# DATASET start

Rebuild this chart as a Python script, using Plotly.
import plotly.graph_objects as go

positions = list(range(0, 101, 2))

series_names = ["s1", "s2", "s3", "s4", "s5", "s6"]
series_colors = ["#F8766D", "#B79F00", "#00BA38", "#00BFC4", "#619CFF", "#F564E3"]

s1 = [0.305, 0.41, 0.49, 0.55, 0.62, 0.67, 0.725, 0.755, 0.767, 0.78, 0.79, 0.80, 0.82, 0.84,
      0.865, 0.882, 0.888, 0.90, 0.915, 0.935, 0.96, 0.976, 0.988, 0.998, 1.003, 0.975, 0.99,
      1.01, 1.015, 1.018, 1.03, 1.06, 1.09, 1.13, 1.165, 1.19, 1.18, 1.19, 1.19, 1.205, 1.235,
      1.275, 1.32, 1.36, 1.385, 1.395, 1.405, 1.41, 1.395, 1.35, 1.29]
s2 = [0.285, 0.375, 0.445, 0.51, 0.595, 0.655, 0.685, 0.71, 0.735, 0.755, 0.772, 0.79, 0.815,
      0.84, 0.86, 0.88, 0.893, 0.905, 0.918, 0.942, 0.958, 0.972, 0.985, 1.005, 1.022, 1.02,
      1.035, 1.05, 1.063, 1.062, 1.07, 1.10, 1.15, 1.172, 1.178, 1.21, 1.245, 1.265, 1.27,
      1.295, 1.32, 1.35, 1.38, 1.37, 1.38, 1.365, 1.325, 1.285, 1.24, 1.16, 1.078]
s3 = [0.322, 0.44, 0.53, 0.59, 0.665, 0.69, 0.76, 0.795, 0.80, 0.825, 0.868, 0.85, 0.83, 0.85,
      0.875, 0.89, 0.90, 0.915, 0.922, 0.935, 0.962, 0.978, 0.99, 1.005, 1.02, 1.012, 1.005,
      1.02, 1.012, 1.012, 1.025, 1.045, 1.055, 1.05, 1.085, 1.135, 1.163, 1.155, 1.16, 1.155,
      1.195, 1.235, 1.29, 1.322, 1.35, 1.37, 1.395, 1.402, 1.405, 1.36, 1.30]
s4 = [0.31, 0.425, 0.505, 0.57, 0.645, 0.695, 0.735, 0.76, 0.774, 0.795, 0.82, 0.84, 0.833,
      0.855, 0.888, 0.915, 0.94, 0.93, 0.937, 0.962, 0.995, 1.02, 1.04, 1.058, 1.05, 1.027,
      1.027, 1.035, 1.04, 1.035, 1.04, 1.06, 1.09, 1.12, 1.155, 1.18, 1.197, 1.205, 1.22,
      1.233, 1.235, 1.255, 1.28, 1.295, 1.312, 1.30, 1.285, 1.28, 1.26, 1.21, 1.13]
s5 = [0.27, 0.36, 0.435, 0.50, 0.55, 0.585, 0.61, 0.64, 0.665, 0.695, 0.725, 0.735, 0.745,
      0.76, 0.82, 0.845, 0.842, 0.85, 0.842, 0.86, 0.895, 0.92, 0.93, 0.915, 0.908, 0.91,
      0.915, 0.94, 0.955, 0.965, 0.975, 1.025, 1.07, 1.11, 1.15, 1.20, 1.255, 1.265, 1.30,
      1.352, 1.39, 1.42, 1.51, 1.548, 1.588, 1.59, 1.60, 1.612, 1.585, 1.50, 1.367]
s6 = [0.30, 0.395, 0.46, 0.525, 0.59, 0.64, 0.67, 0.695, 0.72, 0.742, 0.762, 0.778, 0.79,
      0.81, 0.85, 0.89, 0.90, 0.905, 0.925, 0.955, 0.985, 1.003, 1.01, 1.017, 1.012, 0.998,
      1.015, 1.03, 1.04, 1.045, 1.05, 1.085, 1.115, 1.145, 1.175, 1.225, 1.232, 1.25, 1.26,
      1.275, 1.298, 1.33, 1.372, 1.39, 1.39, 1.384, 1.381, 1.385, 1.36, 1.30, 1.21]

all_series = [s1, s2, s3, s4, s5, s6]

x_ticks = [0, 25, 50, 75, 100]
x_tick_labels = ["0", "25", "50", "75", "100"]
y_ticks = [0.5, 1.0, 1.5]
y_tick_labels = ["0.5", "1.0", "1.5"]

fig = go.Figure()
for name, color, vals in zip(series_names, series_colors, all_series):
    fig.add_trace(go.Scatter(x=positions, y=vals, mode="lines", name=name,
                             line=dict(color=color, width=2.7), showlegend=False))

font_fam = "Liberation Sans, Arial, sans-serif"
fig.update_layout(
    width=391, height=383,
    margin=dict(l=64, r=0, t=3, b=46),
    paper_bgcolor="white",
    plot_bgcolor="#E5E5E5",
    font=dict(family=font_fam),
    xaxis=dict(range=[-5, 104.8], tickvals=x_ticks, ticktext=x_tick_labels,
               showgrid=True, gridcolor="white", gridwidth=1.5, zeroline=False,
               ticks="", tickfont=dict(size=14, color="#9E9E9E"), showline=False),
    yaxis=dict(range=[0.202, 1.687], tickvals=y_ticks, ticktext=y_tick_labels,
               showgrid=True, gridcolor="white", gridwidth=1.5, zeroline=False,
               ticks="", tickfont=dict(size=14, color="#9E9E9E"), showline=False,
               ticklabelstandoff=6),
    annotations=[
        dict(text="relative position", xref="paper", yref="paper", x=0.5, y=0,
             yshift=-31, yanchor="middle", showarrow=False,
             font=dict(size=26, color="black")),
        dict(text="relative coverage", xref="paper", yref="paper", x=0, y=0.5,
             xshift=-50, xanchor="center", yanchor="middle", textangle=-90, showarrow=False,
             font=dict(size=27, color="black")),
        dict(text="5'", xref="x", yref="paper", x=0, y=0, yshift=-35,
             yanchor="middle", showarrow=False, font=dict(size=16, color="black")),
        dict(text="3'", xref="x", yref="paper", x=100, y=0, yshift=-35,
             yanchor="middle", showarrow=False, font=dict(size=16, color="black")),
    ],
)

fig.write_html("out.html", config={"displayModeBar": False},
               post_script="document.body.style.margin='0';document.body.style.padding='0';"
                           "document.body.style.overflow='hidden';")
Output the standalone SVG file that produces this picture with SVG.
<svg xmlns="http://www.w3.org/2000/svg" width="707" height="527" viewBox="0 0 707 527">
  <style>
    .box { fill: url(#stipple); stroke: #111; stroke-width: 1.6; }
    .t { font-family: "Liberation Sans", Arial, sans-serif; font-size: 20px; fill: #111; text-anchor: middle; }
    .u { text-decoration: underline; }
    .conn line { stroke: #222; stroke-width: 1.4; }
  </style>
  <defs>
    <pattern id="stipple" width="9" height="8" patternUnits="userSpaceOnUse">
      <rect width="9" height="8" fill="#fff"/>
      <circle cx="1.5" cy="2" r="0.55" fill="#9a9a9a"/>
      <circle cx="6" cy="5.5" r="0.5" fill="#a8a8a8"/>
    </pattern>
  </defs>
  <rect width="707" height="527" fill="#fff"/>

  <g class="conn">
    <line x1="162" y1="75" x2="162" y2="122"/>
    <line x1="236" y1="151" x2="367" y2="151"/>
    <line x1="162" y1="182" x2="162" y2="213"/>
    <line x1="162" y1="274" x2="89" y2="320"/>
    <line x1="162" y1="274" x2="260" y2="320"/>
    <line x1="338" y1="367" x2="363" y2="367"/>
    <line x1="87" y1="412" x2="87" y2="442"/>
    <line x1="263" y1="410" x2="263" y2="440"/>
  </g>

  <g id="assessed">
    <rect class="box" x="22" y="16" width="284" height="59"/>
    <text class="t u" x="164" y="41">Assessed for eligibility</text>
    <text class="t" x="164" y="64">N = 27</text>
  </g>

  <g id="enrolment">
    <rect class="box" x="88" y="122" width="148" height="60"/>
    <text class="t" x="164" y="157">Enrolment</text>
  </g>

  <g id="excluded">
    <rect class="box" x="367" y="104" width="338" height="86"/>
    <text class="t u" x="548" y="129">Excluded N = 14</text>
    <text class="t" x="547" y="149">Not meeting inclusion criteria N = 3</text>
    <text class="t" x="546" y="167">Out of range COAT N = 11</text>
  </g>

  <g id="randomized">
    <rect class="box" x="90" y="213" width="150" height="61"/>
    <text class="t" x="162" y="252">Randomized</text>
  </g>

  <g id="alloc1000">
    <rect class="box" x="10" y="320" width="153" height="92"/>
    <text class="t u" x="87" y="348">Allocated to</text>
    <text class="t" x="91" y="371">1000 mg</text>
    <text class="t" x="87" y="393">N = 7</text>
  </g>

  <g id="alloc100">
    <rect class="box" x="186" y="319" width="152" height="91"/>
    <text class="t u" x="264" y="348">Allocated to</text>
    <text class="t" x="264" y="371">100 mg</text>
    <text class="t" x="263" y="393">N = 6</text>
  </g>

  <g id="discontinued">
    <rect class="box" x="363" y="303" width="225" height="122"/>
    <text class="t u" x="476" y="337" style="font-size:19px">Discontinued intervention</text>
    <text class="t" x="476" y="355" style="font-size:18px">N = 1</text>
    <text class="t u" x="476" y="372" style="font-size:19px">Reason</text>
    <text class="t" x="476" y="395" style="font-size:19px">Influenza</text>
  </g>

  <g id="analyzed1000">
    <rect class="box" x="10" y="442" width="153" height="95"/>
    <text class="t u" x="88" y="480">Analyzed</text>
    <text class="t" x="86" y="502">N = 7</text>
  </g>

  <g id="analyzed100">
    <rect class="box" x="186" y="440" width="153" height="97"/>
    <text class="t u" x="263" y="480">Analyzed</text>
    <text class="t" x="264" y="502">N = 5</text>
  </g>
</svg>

# DATASET end
# DATASET start

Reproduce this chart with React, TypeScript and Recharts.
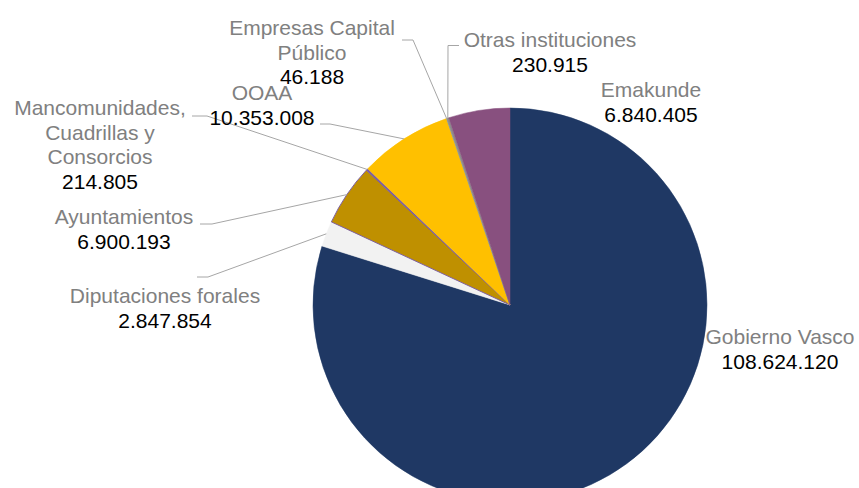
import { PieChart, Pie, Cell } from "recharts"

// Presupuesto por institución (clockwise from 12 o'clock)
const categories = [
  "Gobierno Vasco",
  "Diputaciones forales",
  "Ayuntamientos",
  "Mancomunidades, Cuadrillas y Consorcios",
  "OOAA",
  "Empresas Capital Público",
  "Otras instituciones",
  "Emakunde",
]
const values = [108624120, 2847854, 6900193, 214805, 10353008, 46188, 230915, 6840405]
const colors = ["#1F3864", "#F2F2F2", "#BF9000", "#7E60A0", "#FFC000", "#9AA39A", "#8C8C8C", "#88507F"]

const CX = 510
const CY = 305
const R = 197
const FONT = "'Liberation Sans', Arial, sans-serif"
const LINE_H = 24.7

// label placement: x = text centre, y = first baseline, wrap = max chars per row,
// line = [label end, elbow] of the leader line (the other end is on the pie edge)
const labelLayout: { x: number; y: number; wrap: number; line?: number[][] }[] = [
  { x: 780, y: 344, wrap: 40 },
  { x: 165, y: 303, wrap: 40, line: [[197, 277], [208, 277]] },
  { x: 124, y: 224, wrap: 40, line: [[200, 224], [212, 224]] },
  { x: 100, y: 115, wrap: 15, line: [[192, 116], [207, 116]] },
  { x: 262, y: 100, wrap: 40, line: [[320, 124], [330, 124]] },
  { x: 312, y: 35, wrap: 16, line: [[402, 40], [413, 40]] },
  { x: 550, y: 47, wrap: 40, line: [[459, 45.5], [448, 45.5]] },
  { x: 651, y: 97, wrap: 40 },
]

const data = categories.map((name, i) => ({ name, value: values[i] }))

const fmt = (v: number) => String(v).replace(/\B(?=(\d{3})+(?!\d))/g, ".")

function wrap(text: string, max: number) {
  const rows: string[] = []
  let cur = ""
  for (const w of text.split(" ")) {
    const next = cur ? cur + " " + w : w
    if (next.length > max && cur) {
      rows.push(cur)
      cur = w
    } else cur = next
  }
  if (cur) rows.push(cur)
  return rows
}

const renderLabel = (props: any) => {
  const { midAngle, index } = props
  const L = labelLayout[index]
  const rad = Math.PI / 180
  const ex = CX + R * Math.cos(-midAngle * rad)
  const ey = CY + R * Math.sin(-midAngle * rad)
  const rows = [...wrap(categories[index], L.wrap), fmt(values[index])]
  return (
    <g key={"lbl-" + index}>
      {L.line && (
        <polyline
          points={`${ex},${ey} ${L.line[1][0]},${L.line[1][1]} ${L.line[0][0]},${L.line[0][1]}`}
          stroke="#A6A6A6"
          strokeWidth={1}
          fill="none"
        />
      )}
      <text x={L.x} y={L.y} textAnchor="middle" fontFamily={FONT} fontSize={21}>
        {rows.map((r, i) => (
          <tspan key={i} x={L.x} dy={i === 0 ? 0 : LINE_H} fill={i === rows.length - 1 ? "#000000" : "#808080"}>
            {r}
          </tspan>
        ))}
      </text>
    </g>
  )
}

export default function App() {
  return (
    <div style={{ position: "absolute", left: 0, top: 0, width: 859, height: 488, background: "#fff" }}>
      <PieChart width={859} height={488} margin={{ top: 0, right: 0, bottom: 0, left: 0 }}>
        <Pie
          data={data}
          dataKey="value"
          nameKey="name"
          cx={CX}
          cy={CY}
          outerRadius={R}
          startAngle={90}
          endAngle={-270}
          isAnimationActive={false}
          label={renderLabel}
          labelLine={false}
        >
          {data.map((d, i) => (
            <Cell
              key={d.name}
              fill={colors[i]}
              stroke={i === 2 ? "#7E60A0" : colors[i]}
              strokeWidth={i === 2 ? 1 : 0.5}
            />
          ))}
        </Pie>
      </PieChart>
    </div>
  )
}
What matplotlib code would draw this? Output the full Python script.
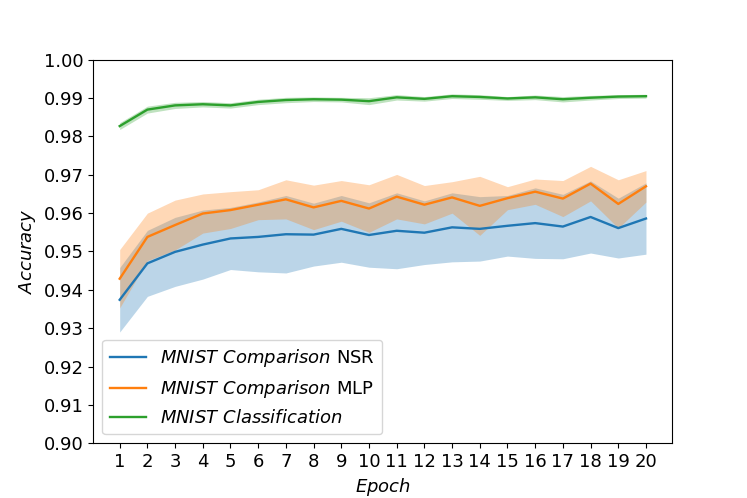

# DATASET end

▶ **WHAT TO DO**:
Search the data for the word "this" and copy each line where it appears.

▶ **SOLVED PROBLEM**:
Rebuild this chart as a Python script, using Plotly.
Output the standalone SVG file that produces this picture with SVG.
Reproduce this chart with React, TypeScript and Recharts.
What matplotlib code would draw this? Output the full Python script.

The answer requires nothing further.